As December came to a close, FERC handed down a pair of companion decisions aimed at making it more difficult for utilities to win transmission rate incentives simply by combining several grid expansion projects together into a single request to boost the total cost of construction and thereby qualify the combined project qualifies as “not routine.”
In theory, under its Order 679 policy, FERC will consider three categories of factors in determining whether a project is routine:
• Scope: Dollar investment, size, increase in transfer capability, involvement of multiple entities or jurisdictions, effect on the region.
• Effect: improvements in reliability, reductions in congestion costs.
• Challenges and Risks: siting difficulties, long lead times, financing challenges, regulatory and political risk.

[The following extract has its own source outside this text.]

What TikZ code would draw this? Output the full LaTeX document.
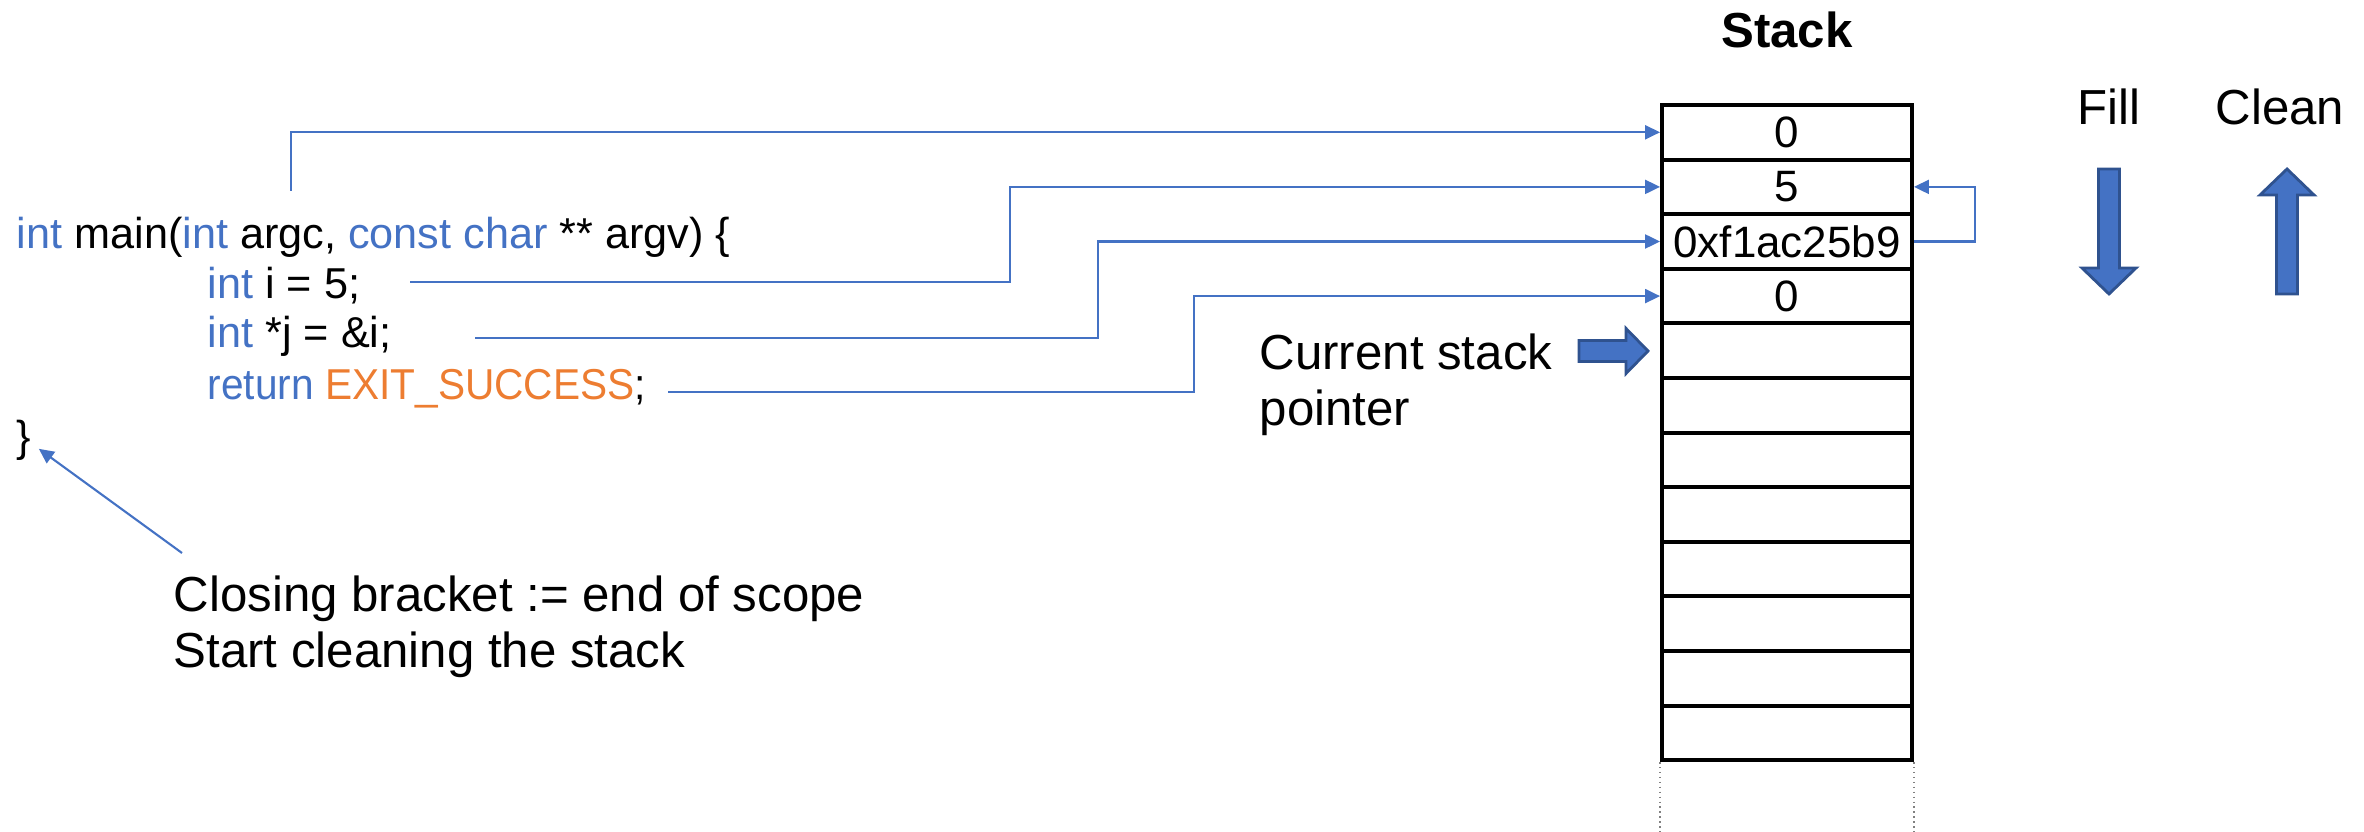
\documentclass[tikz,border=0pt]{standalone}
\usepackage{fontspec}
\setmainfont{Liberation Sans}
\usetikzlibrary{arrows.meta,positioning}

\definecolor{codeblue}{HTML}{4472C4}
\definecolor{codeorange}{HTML}{ED7D31}
\definecolor{arrowedge}{HTML}{2F528F}

\tikzset{
  cell/.style={draw,line width=1.1pt,minimum width=2.5cm,minimum height=0.546cm,inner sep=0pt,font=\fontsize{12.5}{14}\selectfont},
  ptr/.style={draw=codeblue,line width=0.6pt,-{Triangle[length=0.15cm,width=0.14cm]}},
  code/.style={anchor=base west,inner sep=0pt,font=\fontsize{12.3}{14}\selectfont},
  notetext/.style={anchor=west,align=left,inner sep=0pt,font=\fontsize{14}{15.8}\selectfont},
  blockarrow/.style={fill=codeblue,draw=arrowedge,line width=0.8pt}
}

\begin{document}
\begin{tikzpicture}
  \useasboundingbox (0,0) rectangle (23.64,-8.32);

  % the stack
  \node[font=\bfseries\fontsize{14}{16}\selectfont] (title) at (17.87,-0.30) {Stack};
  \foreach \v [count=\k] in {0,5,0xf1ac25b9,0,{},{},{},{},{},{},{},{}}
    \node[cell] (c\k) at (17.87,{-0.777-0.546*\k}) {\v};
  \draw[densely dotted,gray,line width=0.4pt] (c12.south west) -- ++(0,-0.72);
  \draw[densely dotted,gray,line width=0.4pt] (c12.south east) -- ++(0,-0.72);

  % fill / clean
  \node[notetext,anchor=center] (fill) at (21.09,-1.07) {Fill};
  \node[notetext,anchor=center] (clean) at (22.80,-1.07) {Clean};
  \filldraw[blockarrow] (20.985,-1.69) -- (21.195,-1.69) -- (21.195,-2.68) -- (21.36,-2.68)
    -- (21.09,-2.94) -- (20.82,-2.68) -- (20.985,-2.68) -- cycle;
  \filldraw[blockarrow] (22.765,-2.94) -- (22.975,-2.94) -- (22.975,-1.95) -- (23.14,-1.95)
    -- (22.87,-1.69) -- (22.60,-1.95) -- (22.765,-1.95) -- cycle;

  % stack pointer
  \node[notetext] (sptext) at (12.59,-3.85) {Current stack\\pointer};
  \filldraw[blockarrow] (15.79,-3.405) -- (16.26,-3.405) -- (16.26,-3.285) -- (16.48,-3.51)
    -- (16.26,-3.735) -- (16.26,-3.615) -- (15.79,-3.615) -- cycle;

  % the code
  \node[code] (lmain) at (0.16,-2.49) {\textcolor{codeblue}{int} main(\textcolor{codeblue}{int} argc, \textcolor{codeblue}{const char} ** argv) \{};
  \node[code] (li) at (2.07,-2.99) {\textcolor{codeblue}{int} i = 5;};
  \node[code] (lj) at (2.07,-3.48) {\textcolor{codeblue}{int} *j = \&i;};
  \node[code] (lret) at (2.07,-4.00) {\scalebox{0.94}[1]{\textcolor{codeblue}{return} \textcolor{codeorange}{EXIT\_SUCCESS};}};
  \node[code] (lbrace) at (0.16,-4.52) {\}};

  \node[notetext] (note) at (1.73,-6.27) {Closing bracket := end of scope\\Start cleaning the stack};

  % connectors
  \coordinate (s1) at (2.91,-1.91);
  \coordinate (s2) at (4.10,-2.82);
  \coordinate (s3) at (4.75,-3.38);
  \coordinate (s4) at (6.68,-3.92);
  \coordinate (nb) at (1.82,-5.53);

  \draw[ptr] (s1) |- (c1.west);
  \draw[ptr] (s2) -- ++(6.00,0) |- (c2.west);
  \draw[ptr] (s3) -- ++(6.23,0) |- (c3.west);
  \draw[ptr] (s4) -- ++(5.26,0) |- (c4.west);
  \draw[ptr] (c3.east) -- ++(0.61,0) |- (c2.east);
  \draw[ptr] (nb) -- ([shift={(0.07,-0.08)}]lbrace.east);

\end{tikzpicture}
\end{document}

And on some past occasions, FERC has applied these tests to an aggregated group of projects when presented for consideration in the aggregate. However, in the recent companion cases, (one involving PJM and Public Service Electric & Gas, the other Oklahoma Gas & Electric) the commission ruled that applicants for incentives must now supply evidence and proof of the non-routine nature of the grid expansions not in the aggregate, but on a project-by-project basis. (See, PJM Interconnection, Docket ER11-1985, Dec. 30, 2010, 133 FERC ¶61,273; and Okla.G&E, Docket ER11-112, Dec. 30, 2010, 133 FERC ¶61,274.)
Nevertheless, does this new policy of treating projects separately actually make sense, given the real-world ways of construction financing?
In his affidavit (cited previously) in support of Edison’s pending request for transmission rate incentives for grid expansion projects to interconnect the Millennium Solar and related projects, Dr. Hunt notes that lenders will view Edison’s previous and current financing requests as a single combined corporate risk, despite any insistence from FERC that the need for incentives must be determined separately, project by project. Hunt describes the problem that Edison will face in attempting simultaneously to finance many large grid expansions, such as the Tehachapi Renewable Transmission Project, the Devers-Colorado River Transmission Project, Eldorado-Ivanpah, Lugo-Pisgah, Red Bluff, and the new set of network upgrades designed to serve the Blythe and nearby solar developments:
“When the financing requirements of the [new] transmission projects are added to the financing requirements of these aforementioned projects [Tehachapi, etc.], they pose considerable adverse effects on SCE’s cash flow and financial metrics. This is because the total investment is approximately $3.1 billion over the period from 2010-2014, a figure that represents approximately 14 percent of SCE’s total system investment during this period.”
Hunt reminds FERC that when seeking financing, Edison will be treated just like any homeowner seeking a mortgage who is also carrying old school loans or credit card debt:
“Investors will view the transmission projects in light of SCE’s total transmission and capital spending. While investment in the [current] transmission projects is significant, it is not this investment alone that concerns investors, but the size of SCE’s total transmission investment and total capital investment.”